12. The facts, therefore, clearly show that there was no intention on the part of the respondents, while taking this extra length, to sell such extra length. The intention was to protect themselves against wastage and against contingencies requiring additional portion of unexposed positive film. The facts on the record also clearly show that sometimes the additional length which is required exceeds the five per cent. which the respondents take from their customers. The few transactions that have taken place in the course of these three years can hardly be dignified with the adjectives 'continuous', 'frequent' and 'repeated' and, even were they so, the Supreme Court in Raipur Manufacturing Co.'s case : 1SCR618 has clearly held that because sales of this type were frequent and the volume was large, it cannot be presumed that there was an intention to carry on business in those discarded materials.
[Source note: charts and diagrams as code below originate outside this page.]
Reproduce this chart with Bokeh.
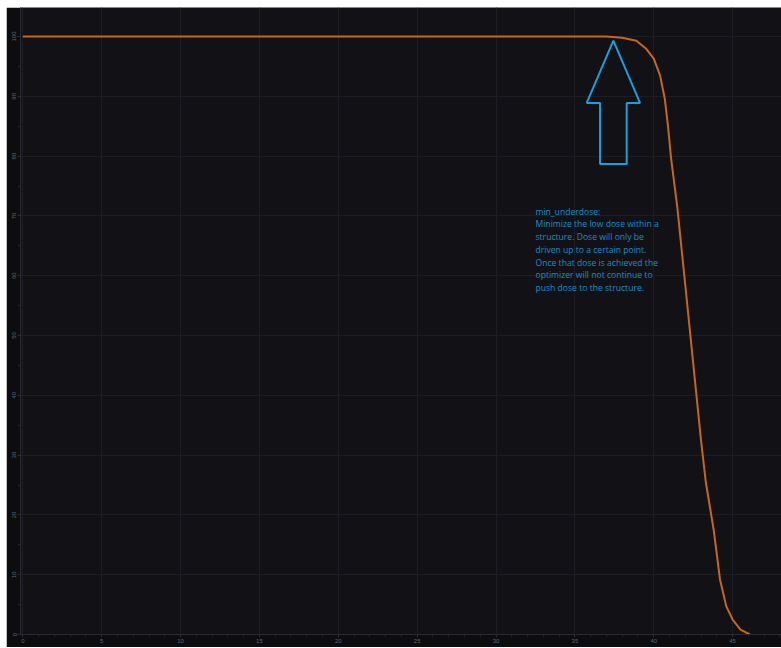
from bokeh.plotting import figure
from bokeh.models import Range1d, Label, SingleIntervalTicker
from bokeh.embed import file_html
from bokeh.resources import INLINE

# DVH curve data (dose in Gy, volume in %)
dose = [0, 37, 38.0, 38.9, 39.5, 40.0, 40.4, 40.7, 40.9, 41.1, 41.5, 42.0,
        42.5, 43.0, 43.3, 43.8, 44.2, 44.6, 45.0, 45.5, 46.1]
volume = [100, 100, 99.8, 99.3, 98.0, 96.3, 93.5, 89.6, 85.1, 79.6, 71.3, 58.4,
          45.4, 32.4, 25.5, 17.5, 9.2, 4.7, 2.5, 0.8, 0]

note_text = ("min_underdose:\n"
             "Minimize the low dose within a\n"
             "structure. Dose will only be\n"
             "driven up to a certain point.\n"
             "Once that dose is achieved the\n"
             "optimizer will not continue to\n"
             "push dose to the structure.")

# annotation anchor (data units)
arrow_tip = (37.44, 99.3)
arrow_head_half = 1.69
arrow_head_len = 10.4
arrow_shaft_half = 0.845
arrow_bottom = 78.7
note_pos = (32.5, 71.7)

BG = "#121216"
BORDER = "#0d0d10"
GRID = "#1d1d23"
AXIS = "#2a2a32"
LABEL = "#56687a"
ORANGE = "#c8671a"
BLUE = "#19a0dc"

p = figure(width=775, height=640, output_backend="svg", toolbar_location=None,
           x_range=Range1d(-0.15, 48.1), y_range=Range1d(0, 104.85),
           margin=(7, 0, 0, 6))
p.background_fill_color = BG
p.border_fill_color = BORDER
p.outline_line_color = None
p.min_border_left = 14
p.min_border_right = 0
p.min_border_top = 0
p.min_border_bottom = 13

p.xaxis.ticker = SingleIntervalTicker(interval=5, num_minor_ticks=5)
p.yaxis.ticker = SingleIntervalTicker(interval=10, num_minor_ticks=2)
for ax in (p.xaxis[0], p.yaxis[0]):
    ax.axis_line_color = AXIS
    ax.major_tick_line_color = AXIS
    ax.minor_tick_line_color = AXIS
    ax.major_tick_out = 3
    ax.major_tick_in = 0
    ax.minor_tick_out = 2
    ax.minor_tick_in = 0
    ax.major_label_text_color = LABEL
    ax.major_label_text_font_size = "6px"
    ax.major_label_standoff = 1
p.yaxis.major_label_orientation = "vertical"

p.xgrid.grid_line_color = GRID
p.ygrid.grid_line_color = GRID

p.line(dose, volume, line_color=ORANGE, line_width=2, line_join="round")

tx, ty = arrow_tip
ax_pts = [tx, tx + arrow_head_half, tx + arrow_shaft_half, tx + arrow_shaft_half,
          tx - arrow_shaft_half, tx - arrow_shaft_half, tx - arrow_head_half]
ay_pts = [ty, ty - arrow_head_len, ty - arrow_head_len, arrow_bottom,
          arrow_bottom, ty - arrow_head_len, ty - arrow_head_len]
p.patch(ax_pts, ay_pts, fill_alpha=0, line_color=BLUE, line_width=2)

p.add_layout(Label(x=note_pos[0], y=note_pos[1], text=note_text,
                   text_color="#1a8cca", text_font_size="8.6px",
                   text_font="Open Sans", text_baseline="top",
                   text_line_height=1.06))

open("out.html", "w").write(file_html(p, INLINE))
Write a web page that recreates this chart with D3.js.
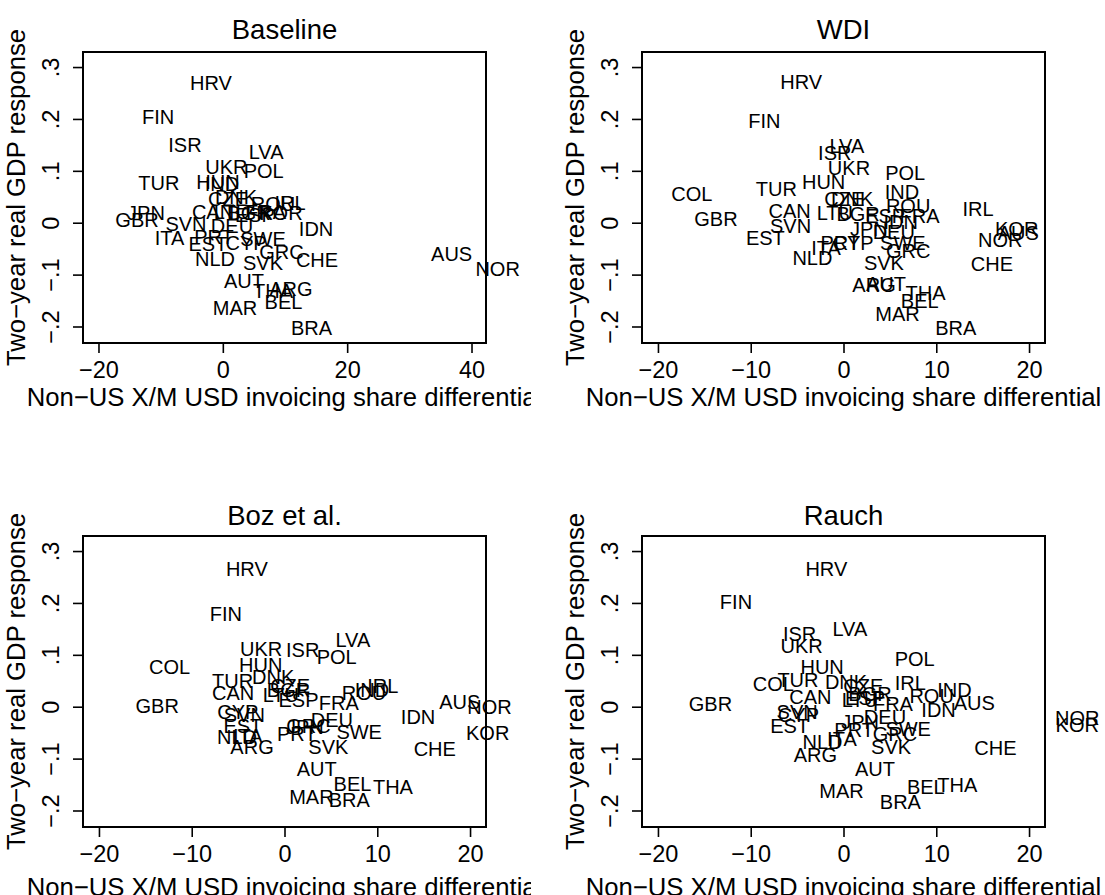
<!DOCTYPE html>
<html><head><meta charset="utf-8">
<script src="https://cdn.jsdelivr.net/npm/d3@7"></script>
<style>body{margin:0;background:#fff}svg{display:block}</style>
</head><body><svg id="chart" width="1105" height="895"></svg>
<script>
const countries = ["ARG","AUS","AUT","BEL","BGR","BRA","CAN","CHE","COL","CYP","CZE","DEU","DNK","ESP","EST","FIN","FRA","GBR","GRC","HRV","HUN","IDN","IND","IRL","ISR","ITA","JPN","KOR","LTU","LVA","MAR","NLD","NOR","POL","PRT","ROU","SVK","SVN","SWE","THA","TUR","UKR"];

const xBaseline = [10.96,36.8,3.40,9.76,4.21,14.26,-1.58,15.15,null,3.73,0.83,1.47,2.12,5.17,-2.39,-10.4,6.94,-13.8,9.43,-1.9,-0.78,15.0,-0.14,10.8,-6.09,-8.58,-12.36,9.35,1.47,6.97,1.96,-1.26,44.2,6.57,-1.42,8.07,6.46,-5.93,6.46,8.07,-10.3,0.56];
const yBaseline = [-0.128,-0.060,-0.111,-0.152,0.019,-0.202,0.021,-0.071,null,-0.039,0.046,-0.005,0.050,0.015,-0.041,0.204,0.021,0.006,-0.056,0.269,0.078,-0.012,0.075,0.039,0.150,-0.030,0.020,0.019,0.021,0.136,-0.164,-0.070,-0.089,0.101,-0.028,0.036,-0.077,-0.002,-0.031,-0.131,0.077,0.107];

const xWDI = [3.29,18.83,4.58,8.22,1.57,12.1,-5.8,16.0,-16.35,1.04,0.08,5.42,0.93,4.49,-8.42,-8.52,8.2,-13.75,6.97,-4.55,-2.14,6.17,6.29,14.5,-0.94,-1.88,2.74,18.67,-0.93,0.36,5.83,-3.35,16.9,6.65,-0.35,6.97,4.36,-5.71,6.4,8.84,-7.23,0.59];
const yWDI = [-0.120,-0.020,-0.118,-0.151,0.017,-0.202,0.0235,-0.080,0.055,-0.038,0.046,-0.018,0.046,0.013,-0.030,0.197,0.014,0.007,-0.054,0.271,0.078,0.001,0.059,0.026,0.134,-0.048,-0.012,-0.0125,0.020,0.148,-0.175,-0.067,-0.032,0.097,-0.039,0.033,-0.077,-0.005,-0.039,-0.136,0.065,0.105];

const xBoz = [-3.5,18.9,3.48,7.33,0.43,6.98,-5.54,16.2,-12.38,-5.03,0.61,5.1,-1.22,1.51,-4.49,-6.32,5.86,-13.72,2.58,-4.06,-2.56,14.4,9.43,10.6,1.96,-3.96,2.2,21.9,-0.4,7.37,2.9,-5.12,22.1,5.63,1.33,8.57,4.73,-4.33,8.05,11.69,-5.6,-2.52];
const yBoz = [-0.077,0.010,-0.119,-0.148,0.033,-0.180,0.027,-0.082,0.077,-0.010,0.041,-0.026,0.057,0.014,-0.036,0.179,0.0067,0.001,-0.036,0.265,0.080,-0.019,0.033,0.041,0.109,-0.057,-0.038,-0.050,0.023,0.128,-0.173,-0.058,-0.001,0.097,-0.052,0.026,-0.077,-0.016,-0.048,-0.154,0.049,0.1125];

const xRauch = [-3.03,14.1,3.4,8.87,2.86,6.13,-3.57,16.37,-7.56,-4.86,2.14,4.47,0.27,2.33,-5.8,-11.59,5.33,-14.34,5.54,-1.85,-2.3,10.25,11.97,7.2,-4.73,-0.17,1.79,25.2,1.78,0.69,-0.21,-2.26,25.2,7.68,1.15,9.5,5.13,-5.0,6.97,12.27,-4.91,-4.51];
const yRauch = [-0.093,0.008,-0.119,-0.155,0.024,-0.183,0.019,-0.079,0.044,-0.016,0.040,-0.020,0.048,0.018,-0.036,0.202,0.006,0.005,-0.052,0.265,0.0765,-0.006,0.033,0.046,0.141,-0.061,-0.029,-0.034,0.014,0.150,-0.162,-0.068,-0.021,0.0925,-0.045,0.022,-0.077,-0.010,-0.042,-0.151,0.0525,0.118];

const panelTitles = ["Baseline","WDI","Boz et al.","Rauch"];
const xTicksBaseline = [-20,0,20,40];
const xTicksOther = [-20,-10,0,10,20];
const yTicks = [0.3,0.2,0.1,0,-0.1,-0.2];
const xDomainBaseline = [-22.49,42.33];
const xDomainOther = [-21.72,21.72];
const yDomain = [-0.2318,0.329];
const xTitle = "Non\u2212US X/M USD invoicing share differential";
const yTitle = "Two\u2212year real GDP response";

const FONT = "'Liberation Sans', Arial, Helvetica, sans-serif";
const svg = d3.select("#chart");
svg.append("rect").attr("width",1105).attr("height",895).attr("fill","#fff");

const panels = [
  {title:panelTitles[0], xs:xBaseline, ys:yBaseline, xd:xDomainBaseline, xt:xTicksBaseline, col:0, row:0},
  {title:panelTitles[1], xs:xWDI, ys:yWDI, xd:xDomainOther, xt:xTicksOther, col:1, row:0},
  {title:panelTitles[2], xs:xBoz, ys:yBoz, xd:xDomainOther, xt:xTicksOther, col:0, row:1},
  {title:panelTitles[3], xs:xRauch, ys:yRauch, xd:xDomainOther, xt:xTicksOther, col:1, row:1}
];

const boxLeft = [83, 642], boxW = 403;
const boxTop = [52, 536], boxH = 291;
const clipX = [[0, 531], [552.5, 1105]];
const clipY = [[0, 447.5], [447.5, 895]];
const titleGap = [13, 11];
const xTitleGap = [63, 69];

const fmtMinus = v => v < 0 ? "\u2212" + Math.abs(v) : String(v);
const fmtY = v => v === 0 ? "0" : (v < 0 ? "\u2212" : "") + String(Math.abs(v)).replace(/^0/, "");

const defs = svg.append("defs");
panels.forEach((p, i) => {
  const cx = clipX[p.col], cy = clipY[p.row];
  defs.append("clipPath").attr("id","clip"+i)
    .append("rect").attr("x",cx[0]).attr("y",cy[0]).attr("width",cx[1]-cx[0]).attr("height",cy[1]-cy[0]);
  const g = svg.append("g");
  const L = boxLeft[p.col], T = boxTop[p.row];
  const x = d3.scaleLinear().domain(p.xd).range([L, L + boxW]);
  const y = d3.scaleLinear().domain(yDomain).range([T + boxH, T]);

  const xa = g.append("g").attr("transform", `translate(0,${T + boxH})`)
    .call(d3.axisBottom(x).tickValues(p.xt).tickSize(10).tickFormat(fmtMinus));
  xa.select(".domain").remove();
  xa.selectAll(".tick line").attr("stroke","#000").attr("stroke-width",1.6);
  xa.selectAll(".tick text").attr("y",35).attr("dy",0)
    .attr("font-family",FONT).attr("font-size",23.5).attr("fill","#000");

  const ya = g.append("g").attr("transform", `translate(${L},0)`)
    .call(d3.axisLeft(y).tickValues(yTicks).tickSize(10).tickFormat(fmtY));
  ya.select(".domain").remove();
  ya.selectAll(".tick line").attr("stroke","#000").attr("stroke-width",1.6);
  ya.selectAll(".tick text").attr("transform","rotate(-90)").attr("x",0).attr("y",-24).attr("dy",0)
    .attr("text-anchor","middle").attr("font-family",FONT).attr("font-size",23.5).attr("fill","#000");

  g.append("rect").attr("x",L).attr("y",T).attr("width",boxW).attr("height",boxH)
    .attr("fill","none").attr("stroke","#000").attr("stroke-width",2);

  g.append("text").attr("x",L + boxW/2).attr("y",T - titleGap[p.row]).attr("text-anchor","middle")
    .attr("font-family",FONT).attr("font-size",27.5).text(p.title);
  g.append("text").attr("clip-path","url(#clip"+i+")")
    .attr("x",L + boxW/2).attr("y",T + boxH + xTitleGap[p.row]).attr("text-anchor","middle")
    .attr("font-family",FONT).attr("font-size",25.7).text(xTitle);
  g.append("text").attr("transform",`translate(${L - 58},${T + boxH/2}) rotate(-90)`)
    .attr("text-anchor","middle").attr("font-family",FONT).attr("font-size",25.7).text(yTitle);

  const data = countries.map((c, k) => ({c, xv:p.xs[k], yv:p.ys[k]})).filter(d => d.xv !== null);
  g.append("g").selectAll("text").data(data).join("text")
    .attr("x", d => x(d.xv)).attr("y", d => y(d.yv)).attr("dy","0.36em")
    .attr("text-anchor","middle").attr("font-family",FONT).attr("font-size",20)
    .attr("fill","#000").text(d => d.c);
});
</script></body></html>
13. In this connection, we may usefully refer to another decision of the Supreme court to which our attention was invited by Mr. Shah, learned counsel for the respondents, namely, State of Gujarat v. Vivekanand Mills  19 S.T.C. 103 (S.C.). In that case, the respondent-mills were carrying on the business of manufacturing cotton fabrics. They agreed to purchase under their user's import licence 500 bales of Californian cotton in January, 1953. Believing that the shipment would arrive after six months, the respondent-mills made arrangements to purchase 300 bales of similar cotton to meet their immediate requirements. The consignment of Californian cotton arrived unexpectedly in April, 1953, and the respondent-mills had to take delivery thereof. Thus a large sum of money belonging to the respondent-mills was blocked up and, with the sanction of the authorities, the respondent-mills sold 411 bales out of this consignment to other mills in two lots on May 31, 1953. It was held by the Supreme Court that in selling these bales with a view to avoid locking up of their funds, it could not inferred that the respondent-mills had sold that goods with the intention to carry on the business of selling cotton and the sales were, therefore, not liable to be taxed.
14. In the result, we answer the question submitted to us in the negative. The applicant will pay to the respondents the costs of this reference.
15. Reference answered in the negative.